##### Dataset records
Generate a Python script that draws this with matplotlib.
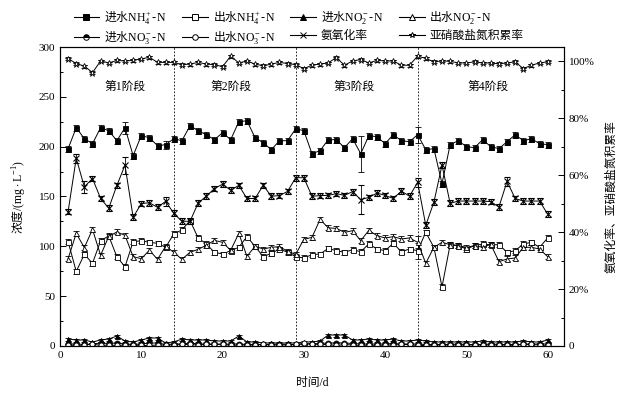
import numpy as np
import matplotlib
matplotlib.use("Agg")
import matplotlib.pyplot as plt
from matplotlib.lines import Line2D
from matplotlib.ticker import MultipleLocator, FuncFormatter

plt.rcParams['font.family'] = ['Liberation Serif', 'Noto Sans CJK SC']
plt.rcParams['mathtext.fontset'] = 'custom'
plt.rcParams['mathtext.rm'] = 'Liberation Serif'
plt.rcParams['mathtext.it'] = 'Liberation Serif:italic'
plt.rcParams['mathtext.bf'] = 'Liberation Serif:bold'
plt.rcParams['axes.unicode_minus'] = False

# ---------------- data ----------------
days = np.arange(1, 61)

nh4_in = [198, 219, 208, 203, 219, 216, 206, 219, 191, 211, 209, 201, 202, 208, 206,
          221, 216, 212, 207, 214, 207, 225, 226, 209, 204, 197, 206, 206, 218, 216,
          193, 196, 207, 207, 199, 208, 193, 211, 210, 203, 212, 206, 205, 212, 197,
          198, 163, 202, 206, 200, 199, 207, 200, 198, 205, 212, 206, 208, 203, 202]

nh4_out = [104.7, 74.8, 92, 83, 105.5, 110.5, 89.5, 79.5, 104.7, 105.5, 104, 103, 99, 112.4, 116.5,
           125.8, 108.4, 102.4, 94, 92.3, 95.6, 99, 109.7, 100, 89.6, 93, 97.3, 94, 89.6, 88.3,
           91.6, 92.3, 98, 95.6, 94, 96.6, 94.6, 102.4, 97.3, 95.6, 103, 94.6, 97.3, 95.6, 114,
           99, 59.4, 101.7, 100.7, 97.3, 100.7, 102.4, 101.5, 101.7, 94, 95.6, 102.4, 104, 99, 108.4]

no2_in = [7, 6, 6, 4, 6, 7, 10, 5, 4, 6, 8, 8, 3, 4, 7,
          6, 6, 6, 5, 5, 5, 10, 4, 4, 3, 3, 3, 3, 3, 4,
          4, 5, 11, 11, 11, 6, 6, 7, 6, 6, 7, 5, 5, 6, 5,
          4, 4, 4, 4, 4, 4, 5, 4, 4, 4, 4, 5, 4, 4, 6]

no2_out = [87.6, 113, 98.7, 117, 91, 110, 114.4, 111, 89.6, 87.6, 96, 87, 100, 94, 87,
           94, 97, 101, 106, 104, 96, 113, 90, 100, 97.3, 99, 99.7, 95, 92, 107,
           109, 127, 118.5, 118, 114, 115.7, 105.7, 116, 110.7, 108.4, 109.7, 107.4, 108.4, 104, 83,
           99, 104, 101.7, 100.7, 99, 100.7, 99, 102, 84.6, 87.3, 88.3, 99, 99, 97.3, 89.6]

no3_in = [2, 2, 1.5, 2, 3, 2.5, 3, 2, 1.5, 2, 3, 3, 1.5, 2, 2,
          3, 2, 2, 2, 1.5, 2, 2, 1.5, 1.5, 1.5, 1.5, 2, 1.5, 1.5, 2,
          2, 2.5, 3, 3, 3, 2.5, 2, 2, 2, 2, 2.5, 2, 2, 2, 1.5,
          1.5, 1.5, 1.5, 2, 1.5, 1.5, 1.5, 2, 1.5, 1.5, 1.5, 1.5, 2, 2, 2]

no3_out = [1, 0.5, 1, 2, 0.5, 1, 0.5, 1, 1, 0.5, 0.5, 1, 1, 1, 1.5,
           1.5, 1, 1.5, 1.5, 2, 0.5, 1, 1, 1, 1.5, 1, 1, 1, 1.5, 2.5,
           2, 1.5, 1.5, 0.5, 1.5, 1, 0.5, 1, 0.5, 1, 1, 1.5, 1.5, 0.5, 0.5,
           1, 1, 1, 1, 1, 1, 1, 1, 1, 1, 0.5, 2, 1.5, 1, 0.5]

# ammonia oxidation rate, %
amo_rate = [47.2, 65.9, 55.9, 58.8, 51.8, 48.4, 56.4, 63.5, 45.2, 50.0, 50.3, 48.7, 50.8, 46.6, 43.8,
            43.8, 50.2, 52.6, 55.3, 56.8, 54.7, 56.4, 51.8, 51.8, 56.4, 52.6, 52.8, 54.3, 59.1, 59.1,
            52.6, 52.8, 52.9, 53.5, 52.9, 54.2, 51.4, 52.2, 53.7, 52.9, 51.8, 54.4, 52.6, 57.5, 42.4,
            50.5, 63.5, 50.1, 50.9, 50.9, 50.9, 50.9, 50.7, 48.8, 57.8, 51.8, 50.9, 50.9, 50.9, 46.3]

# nitrite accumulation rate, %
nar = [100.9, 99.2, 98.3, 96.0, 100.1, 99.4, 100.3, 100.1, 100.3, 100.8, 101.4, 99.6, 99.6, 99.6, 98.8,
       99.0, 99.6, 99.0, 98.8, 98.1, 101.8, 99.4, 100.1, 99.0, 98.4, 99.0, 99.6, 99.2, 98.8, 97.4,
       98.6, 99.0, 99.4, 101.3, 98.6, 100.1, 100.6, 99.4, 100.3, 100.1, 100.1, 98.6, 98.6, 101.8, 101.0,
       99.8, 100.1, 100.0, 99.4, 99.4, 99.8, 99.4, 99.4, 99.1, 99.4, 99.8, 97.4, 98.6, 99.4, 99.8]

# error bars (standard deviations)
err_nh4_in = np.full(60, 3.0)
err_nh4_in[[7, 12, 36, 43]] = [6, 4, 18, 8]
err_nh4_out = np.full(60, 2.5)
err_nh4_out[43] = 8
err_no2_out = np.full(60, 2.5)
err_no2_out[43] = 6
err_rate = np.full(60, 1.0)
err_rate[[1, 2, 7, 12, 36, 43, 54]] = [1.5, 2, 3, 1.5, 5, 1.5, 1.5]

stage_x = [14, 29, 44]
stage_names = ['第1阶段', '第2阶段', '第3阶段', '第4阶段']
stage_pos = [8.0, 21.1, 36.2, 52.7]

# ---------------- figure ----------------
fig = plt.figure(figsize=(6.28, 3.96), dpi=100)
ax = fig.add_axes([0.0955, 0.1263, 0.8025, 0.755])
ax2 = ax.twinx()


def draw(axis, y, err, **kw):
    style = dict(color='k', lw=0.7, ms=3.6, mec='k', mew=0.6, ecolor='k',
                 elinewidth=0.6, capsize=2.2, capthick=0.6)
    style.update(kw)
    axis.errorbar(days, y, yerr=err, **style)


draw(ax, nh4_in, err_nh4_in, marker='s', mfc='k')
draw(ax, nh4_out, err_nh4_out, marker='s', mfc='white')
draw(ax, no2_in, 1.5, marker='^', mfc='k')
draw(ax, no2_out, err_no2_out, marker='^', mfc='white')
draw(ax, no3_in, 0.5, marker='o', mfc='k', fillstyle='top', markerfacecoloralt='white')
draw(ax, no3_out, 0.5, marker='o', mfc='white')
draw(ax2, amo_rate, err_rate, marker='x', mew=0.8, ms=4)
draw(ax2, nar, 0.5, marker='*', mfc='white', ms=5)

for xv in stage_x:
    ax.axvline(xv, color='k', lw=0.6, ls=(0, (2, 2)))

for name, xp in zip(stage_names, stage_pos):
    ax.text(xp, 260, name, ha='center', va='center', fontsize=8.5)

ax.set_xlim(0, 62)
ax.set_ylim(0, 300)
ax2.set_ylim(0, 105)
ax.xaxis.set_major_locator(MultipleLocator(10))
ax.yaxis.set_major_locator(MultipleLocator(50))
ax.yaxis.set_minor_locator(MultipleLocator(25))
ax2.yaxis.set_major_locator(MultipleLocator(20))
ax2.yaxis.set_minor_locator(MultipleLocator(10))
ax2.yaxis.set_major_formatter(FuncFormatter(lambda v, p: '0' if v == 0 else f'{v:.0f}%'))

for a in (ax, ax2):
    a.tick_params(which='both', direction='in', labelsize=8, width=0.7)
    a.tick_params(which='major', length=4)
    a.tick_params(which='minor', length=2.5)
    for s in a.spines.values():
        s.set_linewidth(0.8)

cjk = 'Noto Sans CJK SC'
ax.set_xlabel('时间/d', fontsize=8.5, labelpad=12)
ax.set_ylabel(r'浓度$\mathrm{/(mg\cdot L^{-1})}$', fontsize=8.5, labelpad=8, family=cjk)
ax2.set_ylabel('氨氧化率、亚硝酸盐氮积累率', fontsize=8.5, labelpad=8)

# legend (column-major order gives the two rows of the original)
def handle(marker, mfc, **kw):
    return Line2D([0], [0], color='k', lw=0.8, marker=marker, ms=4, mfc=mfc,
                  mec='k', mew=0.7, **kw)

handles = [handle('s', 'k'), handle('o', 'k', fillstyle='top', markerfacecoloralt='white'),
           handle('s', 'white'), handle('o', 'white'),
           handle('^', 'k'), handle('x', 'k'),
           handle('^', 'white'), handle('*', 'white')]
labels = [r'进水$\mathrm{NH_4^+}$-$\mathrm{N}$', r'进水$\mathrm{NO_3^-}$-$\mathrm{N}$',
          r'出水$\mathrm{NH_4^+}$-$\mathrm{N}$', r'出水$\mathrm{NO_3^-}$-$\mathrm{N}$',
          r'进水$\mathrm{NO_2^-}$-$\mathrm{N}$', '氨氧化率',
          r'出水$\mathrm{NO_2^-}$-$\mathrm{N}$', '亚硝酸盐氮积累率']
fig.legend(handles, labels, ncol=4, loc='upper left', bbox_to_anchor=(0.102, 1.0),
           frameon=False, prop=dict(family=cjk, size=8.5), handlelength=2.2,
           handletextpad=0.4, columnspacing=1.3, labelspacing=0.2, borderpad=0.3)

fig.savefig('out.png', dpi=100)
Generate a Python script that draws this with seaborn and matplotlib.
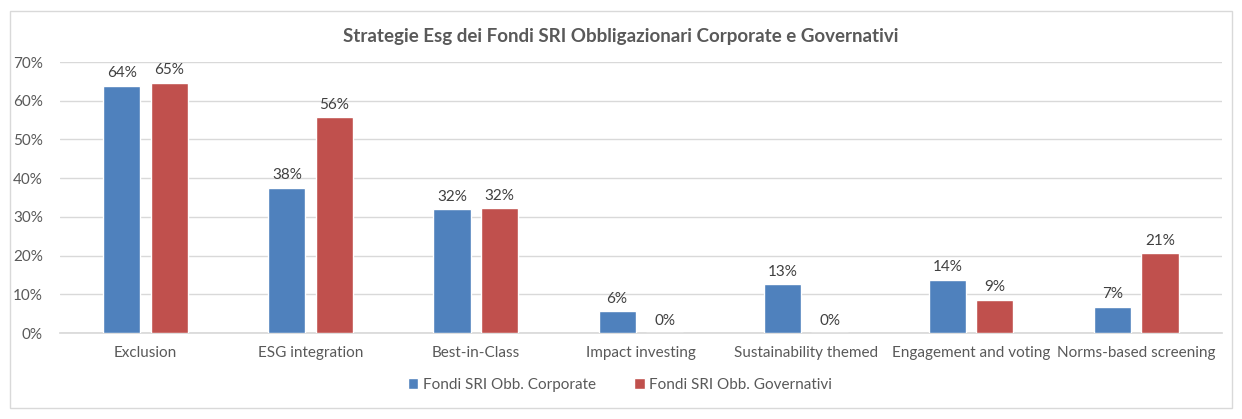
import pandas as pd
import numpy as np
import matplotlib.pyplot as plt
import seaborn as sns
from matplotlib.patches import Rectangle

# Data (share of funds, %)
categories = ["Exclusion", "ESG integration", "Best-in-Class", "Impact investing",
              "Sustainability themed", "Engagement and voting", "Norms-based screening"]
corporate = [63.8, 37.5, 32.0, 5.6, 12.6, 13.8, 6.8]
governativi = [64.7, 55.7, 32.2, 0.0, 0.0, 8.6, 20.6]
series_names = ["Fondi SRI Obb. Corporate", "Fondi SRI Obb. Governativi"]

df = pd.DataFrame({
    "Strategia": categories * 2,
    "Valore": corporate + governativi,
    "Serie": [series_names[0]] * len(categories) + [series_names[1]] * len(categories),
})

sns.set_theme(style="white")
plt.rcParams['font.family'] = ['Lato', 'DejaVu Sans']

fig = plt.figure(figsize=(12.42, 4.19), dpi=100)
ax = fig.add_axes([0.048, 0.205, 0.936, 0.647])

palette = {series_names[0]: "#4F81BD", series_names[1]: "#C0504D"}
sns.barplot(data=df, x="Strategia", y="Valore", hue="Serie", palette=palette,
            order=categories, hue_order=series_names, width=0.576, gap=0.22,
            saturation=1, ax=ax, zorder=3)

for cont in ax.containers:
    ax.bar_label(cont, labels=[f"{v:.0f}%" for v in cont.datavalues], padding=4,
                 fontsize=11, color="#404040")

ax.set_ylim(0, 70)
ax.set_xlim(-0.52, 6.52)
ax.set_yticks(range(0, 71, 10))
ax.set_yticklabels([f"{v}%" for v in range(0, 71, 10)])
ax.yaxis.grid(True, color="#D9D9D9", linewidth=1, zorder=0)
ax.set_axisbelow(True)
ax.tick_params(axis="both", length=0, labelsize=11, labelcolor="#595959")
ax.tick_params(axis="x", pad=9)
ax.tick_params(axis="y", pad=12)
ax.set_xlabel("")
ax.set_ylabel("")
for s in ["left", "right", "top"]:
    ax.spines[s].set_visible(False)
ax.spines["bottom"].set_color("#D9D9D9")

ax.legend(loc="center", bbox_to_anchor=(0.482, -0.19), ncol=2, frameon=False,
          fontsize=11, labelcolor="#595959", handlelength=0.7, handleheight=0.7,
          handletextpad=0.3, columnspacing=2.5)

fig.text(0.500, 0.914, "Strategie Esg dei Fondi SRI Obbligazionari Corporate e Governativi",
         ha="center", va="center", fontsize=13.5, fontweight="bold", color="#595959")

fig.patches.append(Rectangle((10 / 1242, 11 / 419), 1222 / 1242, 397 / 419,
                             transform=fig.transFigure, fill=False,
                             edgecolor="#D9D9D9", linewidth=1))

fig.savefig("out.png", dpi=100)
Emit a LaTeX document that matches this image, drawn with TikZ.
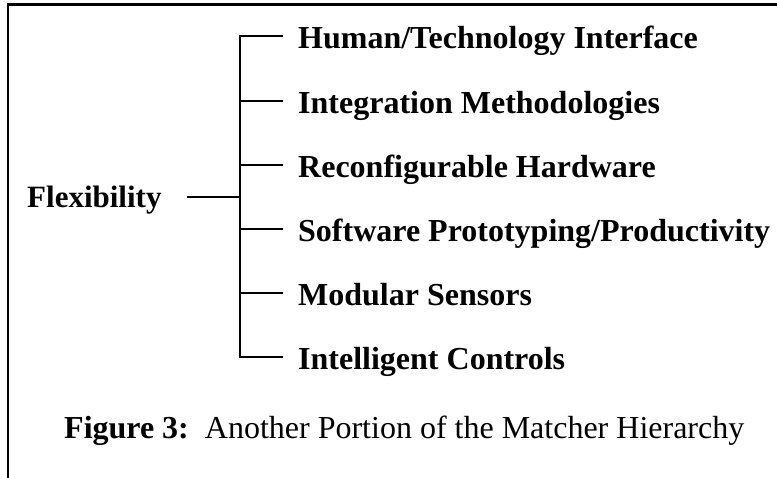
\documentclass[tikz,border=0pt]{standalone}
\usepackage{fontspec}
\setmainfont{Liberation Serif}
\begin{document}
\begin{tikzpicture}[x=1pt,y=-1pt,
  lbl/.style={anchor=base west,inner sep=0pt,font=\fontsize{32}{38}\selectfont\bfseries},
  rootlbl/.style={anchor=base west,inner sep=0pt,font=\fontsize{31}{37}\selectfont\bfseries},
  captionlbl/.style={anchor=base west,inner sep=0pt,font=\fontsize{32}{38}\selectfont},
  treeline/.style={line width=2pt},
  framelines/.style={line width=2.6pt}]
\useasboundingbox (0,0) rectangle (777,477);
% frame
\coordinate (fc) at (8,4.7);
\coordinate (fr) at (778,4.7);
\coordinate (fb) at (8,478);
\draw[framelines] (fb) -- (fc) -- (fr);
% root
\node[rootlbl] (root) at (27,207.3) {Flexibility};
\coordinate (rs) at (187,196.7);
\coordinate (rj) at (240,196.7);
\draw[treeline] (rs) -- (rj);
% children
\foreach \i/\y/\t in {1/36/{Human/Technology Interface},
                      2/100.7/{Integration Methodologies},
                      3/165/{Reconfigurable Hardware},
                      4/229/{Software Prototyping/Productivity},
                      5/292.7/{Modular Sensors},
                      6/357/{Intelligent Controls}}{
  \node[lbl] (c\i) at (298,\y+12.3) {\t};
  \coordinate (b\i) at (240,\y);
  \coordinate (e\i) at (283,\y);
  \draw[treeline] (b\i) -- (e\i);
}
\draw[treeline] ([yshift=1pt]b1) -- ([yshift=-1pt]b6);
% caption
\node[captionlbl] (caption) at (64,438.3) {\textbf{Figure 3:}\ \ Another Portion of the Matcher Hierarchy};
\end{tikzpicture}
\end{document}
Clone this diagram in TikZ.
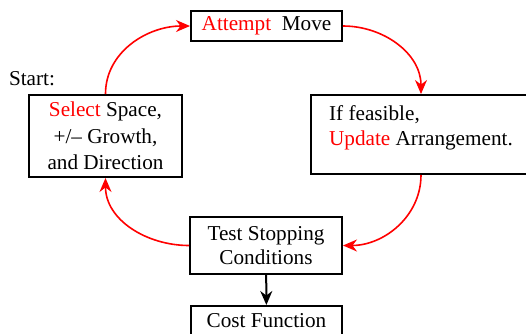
##########
Only the lines from the top of the data through the line with "days = np.arange(1, 61)" should be quoted, exactly and with both ends kept; skip the pictures.

▸ Solution to this problem
Generate a Python script that draws this with matplotlib.
import numpy as np
import matplotlib
matplotlib.use("Agg")
import matplotlib.pyplot as plt
from matplotlib.lines import Line2D
from matplotlib.ticker import MultipleLocator, FuncFormatter

plt.rcParams['font.family'] = ['Liberation Serif', 'Noto Sans CJK SC']
plt.rcParams['mathtext.fontset'] = 'custom'
plt.rcParams['mathtext.rm'] = 'Liberation Serif'
plt.rcParams['mathtext.it'] = 'Liberation Serif:italic'
plt.rcParams['mathtext.bf'] = 'Liberation Serif:bold'
plt.rcParams['axes.unicode_minus'] = False

# ---------------- data ----------------
days = np.arange(1, 61)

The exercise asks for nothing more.